A wide range of societal changes have given rise to the isolation so many people are now experiencing, and the Government cannot be blamed for most of these. Fair enough.
But there is one major change that has taken place over the past ten years that the Government can and should take full responsibility for, and that is the systematic withdrawal of wardens from what used to be Sheltered Housing.
This intensely short-sighted and counterproductive policy has led to the abandonment and isolation of many thousands of elderly and vulnerable people.
Not only is this a tragedy in terms of personal human suffering, but the knock-on costs to the NHS and the Emergency Services (in other words the taxpayer) have been incalculable.
I have been visiting elderly people in Sheltered Housing for the past ten years, and have seen first-hand the catastrophic deterioration in their well-being and social connectedness when their beloved warden is replaced with impersonal “floating” personnel.
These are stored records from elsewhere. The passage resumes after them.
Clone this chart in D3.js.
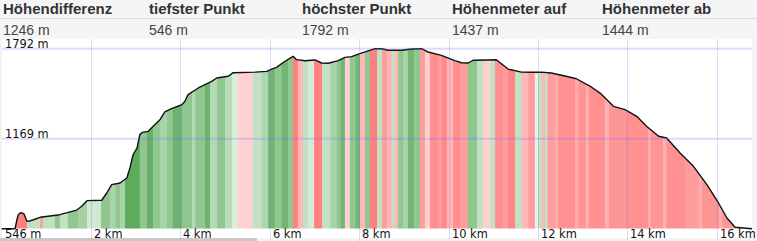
<!DOCTYPE html>
<html>
<head>
<meta charset="utf-8">
<script src="https://cdn.jsdelivr.net/npm/d3@7/dist/d3.min.js"></script>
<style>
  body { margin: 0; background: #f3f3f3; }
  svg { display: block; }
</style>
</head>
<body>
<svg id="chart" width="757" height="241"></svg>
<script>
// header summary
const headLabels = ['Höhendifferenz', 'tiefster Punkt', 'höchster Punkt', 'Höhenmeter auf', 'Höhenmeter ab'];
const headValues = ['1246 m', '546 m', '1792 m', '1437 m', '1444 m'];

// elevation profile (km, m)
const distKm = [0, 0.30, 0.34, 0.37, 0.43, 0.50, 0.56, 0.60, 0.71, 0.86, 1.08, 1.30, 1.53, 1.68, 1.79, 1.91,
  2.24, 2.35, 2.46, 2.65, 2.80, 2.87, 2.94, 3.03, 3.09, 3.15, 3.28, 3.39, 3.54, 3.65, 3.80, 4.03, 4.10, 4.17,
  4.40, 4.70, 4.81, 5.07, 5.18, 5.67, 5.93, 6.04, 6.15, 6.34, 6.52, 6.60, 6.79, 7.01, 7.16, 7.31, 7.53, 7.68,
  7.83, 7.98, 8.17, 8.35, 8.50, 8.65, 8.95, 9.17, 9.40, 9.54, 9.84, 10.14, 10.29, 10.44, 10.55, 10.89, 11.07,
  11.19, 11.33, 11.63, 11.85, 12.07, 12.30, 12.63, 12.86, 13.17, 13.39, 13.69, 13.95, 14.21, 14.43, 14.70,
  14.88, 15.18, 15.48, 15.78, 16.04, 16.23, 16.41, 16.79];
const elevM = [546, 546, 608, 643, 657, 648, 601, 597, 608, 625, 634, 643, 662, 675, 701, 740,
  743, 793, 851, 862, 897, 967, 1058, 1105, 1197, 1213, 1220, 1255, 1300, 1354, 1377, 1404, 1428, 1474,
  1520, 1566, 1589, 1601, 1626, 1630, 1635, 1651, 1663, 1705, 1739, 1716, 1709, 1714, 1693, 1691, 1709, 1732,
  1737, 1755, 1774, 1792, 1792, 1781, 1781, 1790, 1792, 1769, 1746, 1709, 1695, 1693, 1712, 1714, 1716,
  1686, 1651, 1630, 1629, 1630, 1624, 1601, 1584, 1532, 1485, 1393, 1370, 1324, 1255, 1186,
  1174, 1070, 978, 851, 724, 620, 556, 546];

// slope colour bands: start km and grade class (-3 steep down .. 3 steep up)
const stripeKm = [0.30, 0.57, 0.86, 0.92, 1.19, 1.30, 1.48, 1.71, 1.91, 2.22, 2.42, 2.54, 2.65, 2.76, 3.09,
  3.25, 3.39, 3.54, 3.70, 3.83, 4.03, 4.26, 4.33, 4.55, 4.66, 4.82, 5.00, 5.15, 5.29, 5.62, 5.82, 5.96, 6.12,
  6.27, 6.41, 6.52, 6.63, 6.74, 6.85, 6.99, 7.17, 7.35, 7.50, 7.59, 7.68, 7.79, 7.91, 8.02, 8.13, 8.24, 8.40,
  8.51, 8.62, 8.73, 8.80, 8.87, 8.98, 9.09, 9.23, 9.36, 9.47, 9.58, 9.76, 9.85, 9.96, 10.10, 10.25, 10.43,
  10.64, 10.77, 10.93, 11.04, 11.22, 11.33, 11.49, 11.64, 11.78, 11.93, 12.00, 12.09, 12.16, 12.22, 12.38,
  12.45, 12.83, 12.90, 13.08, 13.14, 13.50, 13.59, 13.95, 14.46, 14.53, 14.80, 14.87, 15.29, 15.60, 15.67,
  16.05, 16.12, 16.41];
const stripeGrade = [-3, 1, -2, 1, 2, 1, 2, 1.6, 0.6, 2, 1.5, 2, 1.5, 3, 2,
  2.8, 2, 1.5, 2, 2.7, 2, 1.3, 2, 2.7, 1.3, 2, 1.2, 0.3, -1, 1, 1.4, 2.6, 2,
  2.6, 2, -3, -1.5, 1, 0.5, -3, 1, 1.5, 2, 2.6, -1, 2, 2.6, -1.5, 2, -3, 1,
  -2, -1.5, 1, -1.5, 2, 1.5, 2.6, 2, -2, -1, -2.5, -2, -2.7, -1.5, -2.5, -2, 2,
  1, -1, 1, -2.5, -2, -2.8, 1, -1.5, -2, 0, 1, -1.5, 1, -2, -1.7,
  -2.4, -1.7, -2.2, -1.7, -2.4, -1.6, -2.2, -2.4, -1.7, -2.2, -1.6, -2.4, -2, -1.7, -2.3,
  -1.6, -2.2, -1.2];

const xTicks = [2, 4, 6, 8, 10, 12, 14, 16];
const yTicks = [546, 1169, 1792];

const svg = d3.select('#chart');
const W = 757;

// header
svg.append('rect').attr('width', W).attr('height', 39).attr('fill', '#f5f5f5');
svg.append('line').attr('x1', 0).attr('x2', W).attr('y1', 18.5).attr('y2', 18.5)
  .attr('stroke', '#dcdcdc').attr('stroke-width', 1);
const colX = [3, 149, 302, 452, 602];
svg.append('g').selectAll('text').data(headLabels).join('text')
  .attr('x', (d, i) => colX[i]).attr('y', 14)
  .attr('font-family', 'Liberation Sans, Arial, sans-serif').attr('font-size', 15)
  .attr('font-weight', 'bold').attr('fill', '#333').text((d) => d);
svg.append('g').selectAll('text').data(headValues).join('text')
  .attr('x', (d, i) => colX[i]).attr('y', 34.5)
  .attr('font-family', 'Liberation Sans, Arial, sans-serif').attr('font-size', 14)
  .attr('fill', '#444').text((d) => d);

// panel
svg.append('rect').attr('x', 2).attr('y', 39).attr('width', 750).attr('height', 199).attr('fill', '#fff');
svg.append('rect').attr('x', 0).attr('y', 238).attr('width', 257).attr('height', 3).attr('fill', '#c9c9c9');
svg.append('clipPath').attr('id', 'panel').append('rect')
  .attr('x', 0).attr('y', 39).attr('width', 755).attr('height', 202);

const x = d3.scaleLinear().domain([0, d3.max(distKm)]).range([1.7, 752]);
const y = d3.scaleLinear().domain([546, 1792]).range([228.7, 48.7]);

const profile = distKm.map((k, i) => ({ km: k, m: elevM[i] }));
const area = d3.area().x((d) => x(d.km)).y0(y(546)).y1((d) => y(d.m));
const line = d3.line().x((d) => x(d.km)).y((d) => y(d.m));

svg.append('clipPath').attr('id', 'prof').append('path').attr('d', area(profile));

const gradeColor = d3.scaleLinear()
  .domain([-3, -2, -1, 0, 1, 2, 3])
  .range(['#ff8080', '#ff9c9c', '#ffd0d0', '#e8f3e8', '#c2e0c2', '#90c690', '#5eab5e']);

const stripes = stripeKm.map((k, i) => ({
  x0: k,
  x1: i < stripeKm.length - 1 ? stripeKm[i + 1] : d3.max(distKm),
  g: stripeGrade[i],
}));

svg.append('g').attr('clip-path', 'url(#prof)')
  .selectAll('rect').data(stripes).join('rect')
  .attr('x', (d) => x(d.x0)).attr('width', (d) => x(d.x1) - x(d.x0) + 0.3)
  .attr('y', y(1792) - 2).attr('height', y(546) - y(1792) + 2)
  .attr('fill', (d) => gradeColor(d.g));

svg.append('path').attr('d', line(profile)).attr('fill', 'none')
  .attr('stroke', '#111').attr('stroke-width', 1.4).attr('stroke-linejoin', 'round');

// grid over the fill
const grid = svg.append('g').attr('stroke', '#7070ff').attr('stroke-opacity', 0.25);
grid.selectAll('line.v').data(xTicks).join('line').attr('class', 'v')
  .attr('x1', (d) => Math.round(x(d)) + 0.5).attr('x2', (d) => Math.round(x(d)) + 0.5)
  .attr('y1', 39).attr('y2', 241).attr('stroke-width', 1);
grid.selectAll('line.h').data(yTicks.slice(1)).join('line').attr('class', 'h')
  .attr('x1', 2).attr('x2', 752).attr('y1', (d) => y(d)).attr('y2', (d) => y(d)).attr('stroke-width', 2);

const axisFont = 'DejaVu Sans, Verdana, sans-serif';
svg.append('g').attr('clip-path', 'url(#panel)')
  .selectAll('text').data(xTicks).join('text')
  .attr('x', (d) => Math.round(x(d)) + 3).attr('y', 237.5)
  .attr('font-family', axisFont).attr('font-size', 11.4).attr('fill', '#111')
  .text((d) => `${d} km`);
svg.append('g').selectAll('text').data(yTicks).join('text')
  .attr('x', 5).attr('y', (d, i) => (i === 0 ? 237.5 : y(d) - 1.2))
  .attr('font-family', axisFont).attr('font-size', 11.4).attr('fill', '#111')
  .text((d) => `${d} m`);
</script>
</body>
</html>
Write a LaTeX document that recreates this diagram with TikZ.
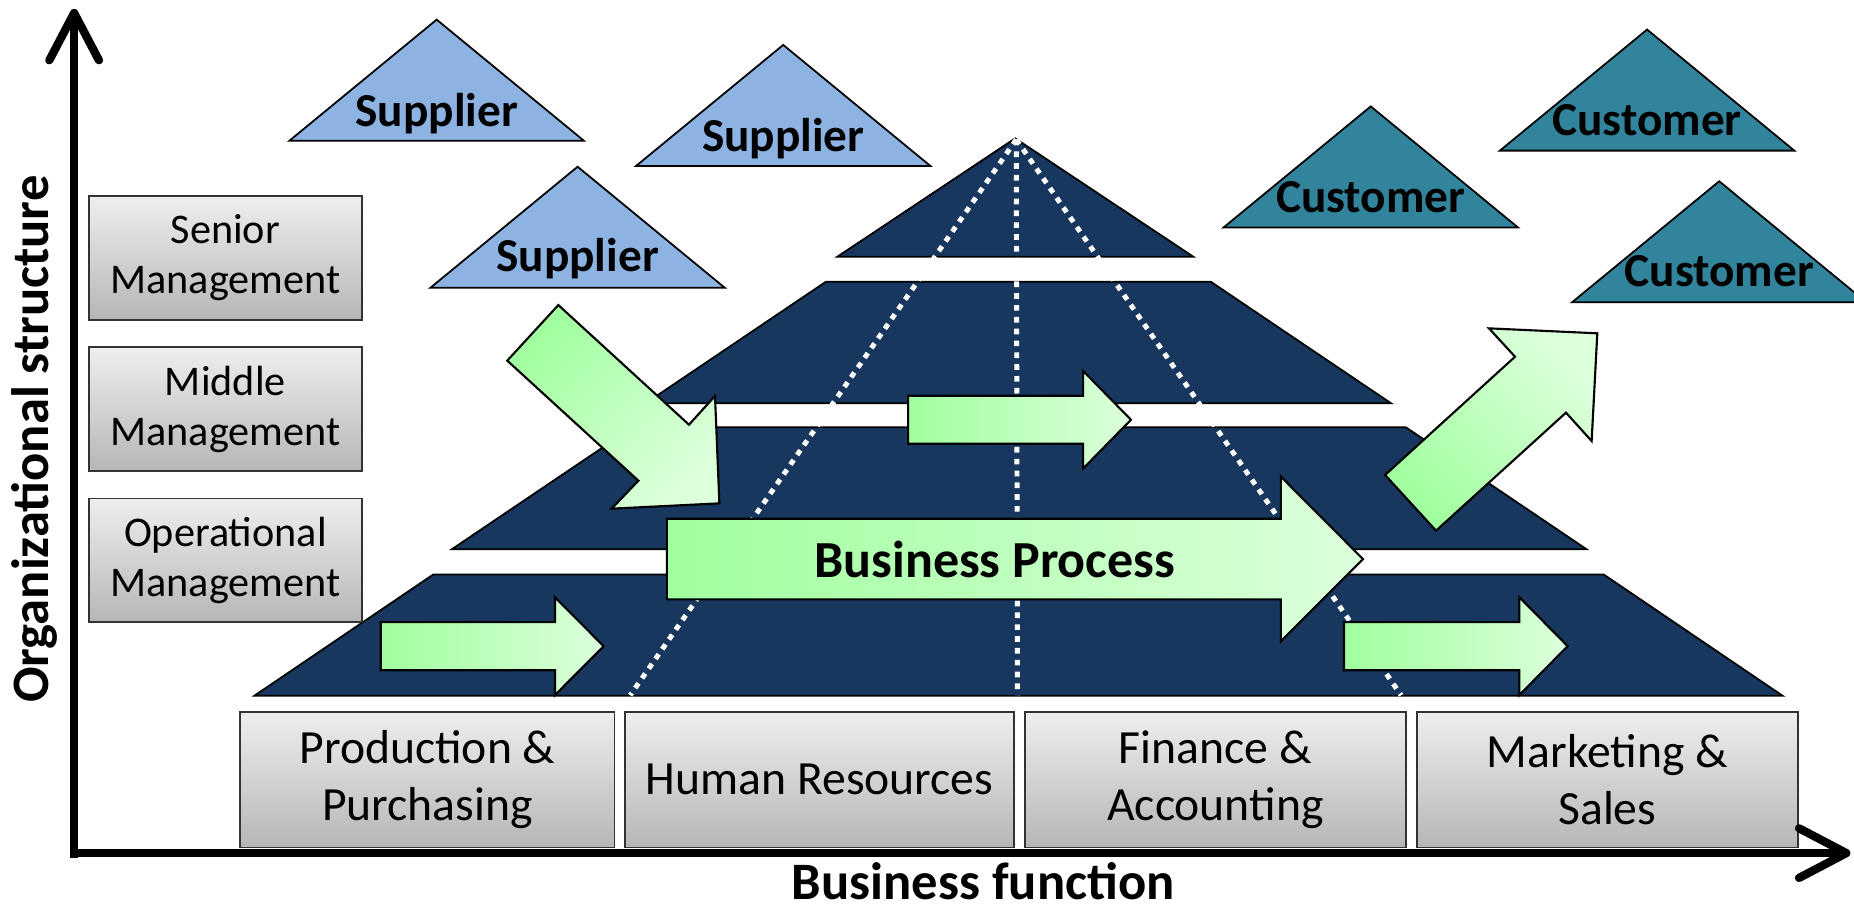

Gone is the age-appropriate social life which the warden once facilitated. Gone is the familiar face that offered reassurance and dispelled anxiety. Gone is the watchful eye that noticed telltale signs of medical problems and intervened before they reached emergency proportions. Gone is the sense of being included and cared about.
Not surprisingly, many residents retreat to the safety of their own flats and lock themselves away – only to begin a vastly accelerated slide into total isolation, with all the accompanying health problems (both physical and mental) that loneliness is known to induce.
The word is out that “Sheltered” Housing no longer offers any advantages, and this has brought about a severe log-jam in the housing market. Houses that should be coming available for young families are now under-occupied by isolated elderly people struggling to get by on their own in houses that are no longer suitable to their needs. The Government’s “solution” to this is to punish them with a bedroom tax to try to force them into downsizing.
Inclusion and security
Wouldn’t it have been more sensible to enhance the sense of inclusion and security that Sheltered Housing used to offer, rather than removing the lynchpin and allowing the whole system to crumble into disarray?
The Government seem to have entirely lost track of the old adage, “An ounce of prevention is worth a pound of cure.”
By Anne Ludlow, Secretary of registered charity Sheltered Housing UK.